Technical Challenges & Development Path

Technical Challenges:

Conventional feed horn arrays are built by packing traditional feeds tightly to maximize the number of pixels on the sky per unit area. A typical feed-horn array can achieve a pixel spacing of ~2.5×beamwidth in the focal plane, so multiple pointings of the array are needed to cover an area on the sky completely. At NRAO we are investigating the concept of integrated feedhorn designs. To meet the scientific goals a conventional feed horn array must achieve the following: Low instrumental noise, dual polarization, wide instantaneous bandwidth (10-20 GHz or greater), closely packed feed horns (≤2.5 beam width separation on the sky), stable baselines at the μJy level, and high spectral resolution (≤2 km s-1 at 115 GHz).

These requirements pose a number of significant technological challenges:

Integrating and packaging the receiver systems: Efficient integration and packaging of the feed horn array is a difficult problem.

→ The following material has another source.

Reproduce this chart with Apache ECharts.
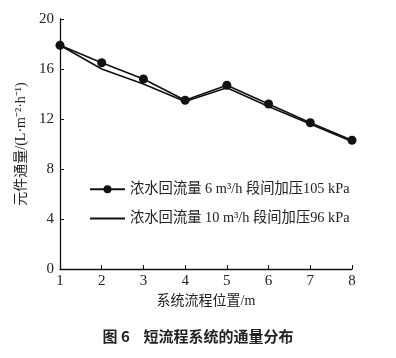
<!DOCTYPE html>
<html><head><meta charset="utf-8">
<script src="https://cdn.jsdelivr.net/npm/echarts@6/dist/echarts.min.js"></script>
<style>html,body{margin:0;padding:0;background:#fff}#c{width:396px;height:358px}</style>
</head><body><div id="c"></div>
<script>
const positions = [1, 2, 3, 4, 5, 6, 7, 8];
const series6Name = '浓水回流量 6 m³/h 段间加压105 kPa';
const series6 = [17.9, 16.5, 15.2, 13.5, 14.7, 13.2, 11.7, 10.3];
const series10Name = '浓水回流量 10 m³/h 段间加压96 kPa';
const series10 = [17.9, 16.0, 14.8, 13.4, 14.5, 13.0, 11.6, 10.2];
const yTicks = [0, 4, 8, 12, 16, 20];

const serif = '"Liberation Serif", "Noto Sans CJK SC", serif';
const chart = echarts.init(document.getElementById('c'), null, {renderer: 'canvas'});
chart.setOption({
  animation: false,
  backgroundColor: '#fff',
  grid: {left: 60, right: 44, top: 19, bottom: 89, containLabel: false},
  legend: {
    orient: 'vertical', left: 84, top: 177, itemWidth: 35, itemHeight: 10, itemGap: 15,
    textStyle: {fontFamily: serif, fontSize: 14.3, color: '#222'},
    data: [
      {name: series6Name},
      {name: series10Name, itemStyle: {opacity: 0}}
    ]
  },
  xAxis: {
    type: 'value', min: 1, max: 8, interval: 1,
    name: '系统流程位置/m', nameLocation: 'middle', nameGap: 25,
    nameTextStyle: {fontFamily: serif, fontSize: 14, color: '#222'},
    axisLine: {lineStyle: {color: '#111', width: 1.3}},
    axisTick: {inside: true, length: 4, lineStyle: {color: '#111'}},
    axisLabel: {fontFamily: serif, fontSize: 15, color: '#222', margin: 5},
    splitLine: {show: false}
  },
  yAxis: {
    type: 'value', min: yTicks[0], max: yTicks[yTicks.length - 1], interval: 4,
    name: '元件通量/(L·m⁻²·h⁻¹)', nameLocation: 'middle', nameGap: 32, nameRotate: 90,
    nameTextStyle: {fontFamily: serif, fontSize: 14, color: '#222'},
    axisLine: {show: true, lineStyle: {color: '#111', width: 1.3}},
    axisTick: {show: true, inside: true, length: 4, lineStyle: {color: '#111'}},
    axisLabel: {fontFamily: serif, fontSize: 15, color: '#222', margin: 6},
    splitLine: {show: false}
  },
  graphic: [{
    type: 'text', left: 'center', top: 329,
    style: {text: '图 6    短流程系统的通量分布', fontFamily: '"Noto Sans CJK SC", sans-serif', fontSize: 15, fontWeight: 'bold', fill: '#222', letterSpacing: 2.5}
  }],
  series: [
    {
      name: series6Name, type: 'line',
      data: positions.map((x, i) => [x, series6[i]]),
      symbol: 'circle', symbolSize: 9,
      lineStyle: {color: '#111', width: 1.6},
      itemStyle: {color: '#111'}
    },
    {
      name: series10Name, type: 'line',
      data: positions.map((x, i) => [x, series10[i]]),
      symbol: 'none',
      lineStyle: {color: '#111', width: 1.6},
      itemStyle: {color: '#111'}
    }
  ]
});
</script></body></html>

Focal plane arrays to date have evolved from single pixel receivers, and existing arrays with up to a few tens of elements have naturally been assembled from individual receivers and components, albeit efficiently packed together. This is sufficiently expensive, time consuming, and difficult to maintain that as one moves to the next level – arrays with many tens of pixels – the approach must be modified and multi-pixel modules employed. Additionally, in order to maximize the scientific potential of a feed horn array one must typically place the feed horns as close together as possible. This allows for a more efficient imaging of compact regions on the sky, the removal of uncertainty in the telescope pointing (e.g. due to wind) through permitting re-gridding, and permitting the use of the multiple feeds for image calibration and reduction.

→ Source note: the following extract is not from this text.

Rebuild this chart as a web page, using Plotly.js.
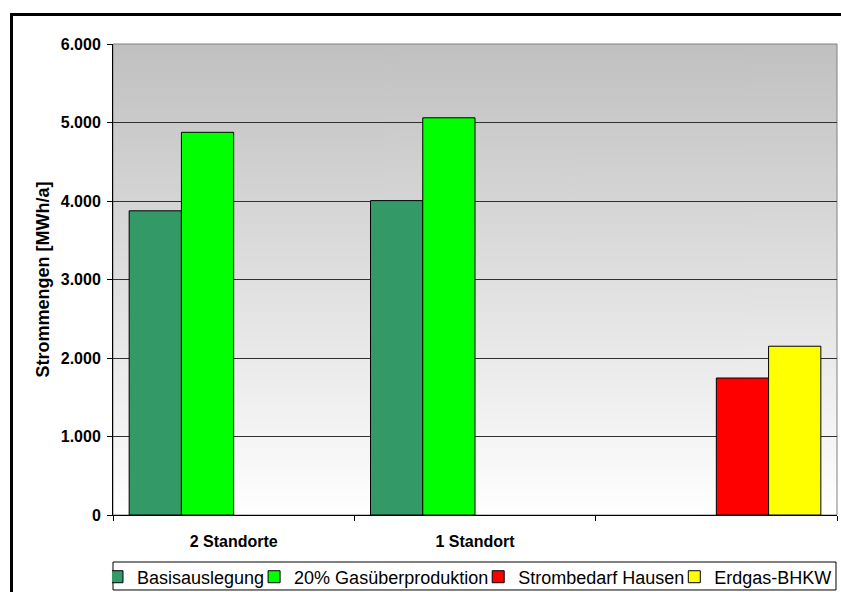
<!DOCTYPE html>
<html>
<head>
<meta charset="utf-8">
<script src="https://cdn.plot.ly/plotly-3.0.1.min.js"></script>
<style>
  html, body { margin: 0; padding: 0; background: #ffffff; overflow: hidden; }
  #wrap { position: relative; width: 841px; height: 592px; }
  #frame { position: absolute; left: 10px; top: 13px; width: 900px; height: 700px;
           border: 3px solid #000000; box-sizing: border-box; pointer-events: none; z-index: 2; }
  #chart { position: absolute; left: 0; top: 0; width: 841px; height: 592px; z-index: 1; }
</style>
</head>
<body>
<div id="wrap">
  <div id="chart"></div>
  <div id="frame"></div>
</div>
<script>
// Categories on the x axis (third group carries only the reference bars)
const categories = ['2 Standorte', '1 Standort', ' '];

// Annual electricity amounts in MWh/a per series
const basisauslegung = [3875, 4005, null];
const gasueberproduktion = [4875, 5060, null];
const strombedarfHausen = [null, null, 1745];
const erdgasBHKW = [null, null, 2150];

const seriesNames = ['Basisauslegung', '20% Gasüberproduktion', 'Strombedarf Hausen', 'Erdgas-BHKW'];
const seriesColors = ['#339966', '#00ff00', '#ff0000', '#ffff00'];
const seriesValues = [basisauslegung, gasueberproduktion, strombedarfHausen, erdgasBHKW];

const yTickValues = [0, 1000, 2000, 3000, 4000, 5000, 6000];

// Vertical grey-to-white fill for the plotting area
function gradientImage() {
  const c = document.createElement('canvas');
  c.width = 4; c.height = 256;
  const ctx = c.getContext('2d');
  const g = ctx.createLinearGradient(0, 0, 0, 256);
  g.addColorStop(0, '#c0c0c0');
  g.addColorStop(1, '#ffffff');
  ctx.fillStyle = g;
  ctx.fillRect(0, 0, 4, 256);
  return c.toDataURL('image/png');
}

const FONT = 'Liberation Sans, Arial, Helvetica, sans-serif';

const traces = seriesValues.map((vals, i) => ({
  type: 'bar',
  name: seriesNames[i],
  x: categories,
  y: vals,
  marker: { color: seriesColors[i], line: { color: '#000000', width: 1 } },
  hoverinfo: 'x+y+name'
}));

const layout = {
  width: 841,
  height: 592,
  margin: { l: 113, r: 4, t: 44, b: 77 },
  paper_bgcolor: 'rgba(0,0,0,0)',
  plot_bgcolor: 'rgba(0,0,0,0)',
  separators: ',.',
  barmode: 'group',
  bargap: 0.134,
  bargroupgap: 0,
  font: { family: FONT, color: '#000000' },
  showlegend: true,
  legend: {
    orientation: 'h',
    xref: 'container', yref: 'container',
    x: 0.5642, xanchor: 'center',
    y: 0.0253, yanchor: 'middle',
    borderwidth: 0,
    bgcolor: 'rgba(0,0,0,0)',
    indentation: -15,
    font: { family: FONT, size: 18, color: '#000000' },
    traceorder: 'normal',
    itemclick: false
  },
  xaxis: {
    type: 'category',
    categoryorder: 'array',
    categoryarray: categories,
    showline: true, linecolor: '#000000', linewidth: 1,
    ticks: 'outside', ticklen: 5, tickcolor: '#000000', tickson: 'boundaries',
    tickfont: { family: FONT, size: 16, color: '#000000', weight: 'bold' },
    ticklabelstandoff: 12,
    showgrid: false,
    zeroline: false,
    fixedrange: true
  },
  yaxis: {
    range: [0, 6000],
    tickvals: yTickValues,
    tickformat: ',d',
    showline: true, linecolor: '#000000', linewidth: 1,
    ticks: 'outside', ticklen: 5, tickcolor: '#000000',
    tickfont: { family: FONT, size: 16, color: '#000000', weight: 'bold' },
    ticklabelstandoff: 3,
    showgrid: true, gridcolor: '#303030', gridwidth: 1,
    zeroline: false,
    automargin: true,
    title: { text: 'Strommengen [MWh/a]', standoff: 6,
             font: { family: FONT, size: 18, color: '#000000', weight: 'bold' } },
    fixedrange: true
  },
  images: [{
    source: gradientImage(),
    xref: 'paper', yref: 'paper',
    x: 0, y: 1, sizex: 1, sizey: 1,
    xanchor: 'left', yanchor: 'top',
    sizing: 'stretch', layer: 'below'
  }],
  shapes: [
    // grey frame of the plotting area
    {
      type: 'rect', xref: 'paper', yref: 'paper',
      x0: 0, x1: 1, y0: 0, y1: 1,
      line: { color: '#808080', width: 1 },
      layer: 'below'
    },
    // box around the legend row
    {
      type: 'rect', xref: 'paper', yref: 'paper',
      x0: 0, x1: 0.9986, y0: -0.1592, y1: -0.0998,
      line: { color: '#000000', width: 1 },
      fillcolor: 'rgba(0,0,0,0)',
      layer: 'above'
    }
  ]
};

Plotly.newPlot('chart', traces, layout, { displayModeBar: false, staticPlot: true });
</script>
</body>
</html>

Achieving low noise, dual polarization across a wide bandwidth: Typical scientific requirements of a receiver system include very low noise with instantaneous bandwidths of greater than 20 GHz and dual polarization with a high isolation between the polarization components. This often cannot be achieved using a single technology. As an example, Monolithic Microwave Integrated Circuits (MMICs) do not typically have the noise performance necessary for the scientific needs of the array. As a result, a hybrid system, involving a combination of MMIC and discrete Field Effect Transistors (FETs) may be the proper approach. However there is still significant research which must be done to achieve the optimum solution for a focal plane array (FPA).

Dewar systems: Cooled, large N feed horn arrays can require very large windows for the dewar system. Research is necessary to determine the prectical size of any single dewar window as well as the possibilities for multiple windows which overly smaller-sized modules of the larger array.

Broad Bandwidth: It is advantageous to maximize the possible bandwidth for the majority of feeds, thereby maximizing the scientific possibilities. However, determining the bandwidth possibilities involve amplifier research and development, research into LO design possibilities, and determining the noise trade-offs, gain slope, ripples, etc for all hardware components.

Thermal management: There are a number of areas of research which need to be solved for any large N feed array and which can be classified as "thermal management". These include window heat loading, thermal transitions at the LNA outputs, and mechanical expansions of the various componants.

Current Development Work:

The NRAO has built and commissioned one conventional feed horn array, a 7-pixel, 18-26 GHz array. Current work is focusing on the research and development areas outlined above, with the goal of building a 100+ pixel receiver covering at least the 92-110 GHz range. Both projects are outlined below.

7-pixel K-band (18-26.5 GHz) array : Observations in the K-band frequency spectrum (18-26.5 GHz) of extended sources in the spectral line require inordinate amounts of telescope time with a single pixel receiver. Focal-plane array instruments improve telescope efficiency with additional sampling of the aperture plane. In 2010 the NRAO commissioned a 7-pixel conventional feed horn array which covers the 18-26.5 GHz frequency range. The array is the first feed horn array to be built for the GBT, and it does not use an integrated design.

100 pixel W-band Focal Plane Array : With the recent improvements to its surface rms, the GBT is the most sensitive single-dish telescope at Wband (3mm), and with a spatial resolution unmatched by any other single-dish telescope operating at 3mm. Combining this excellent sensitivity and resolution with a large spectroscopic focal plane array would provide unprecedented mapping ability and sensitivity. This will be a uniquely capable instrument for the investigation of the astrochemistry and physical properties and processes associated with molecular clouds and star formation within our Galaxy, nearby galaxies, and objects in the distant Universe.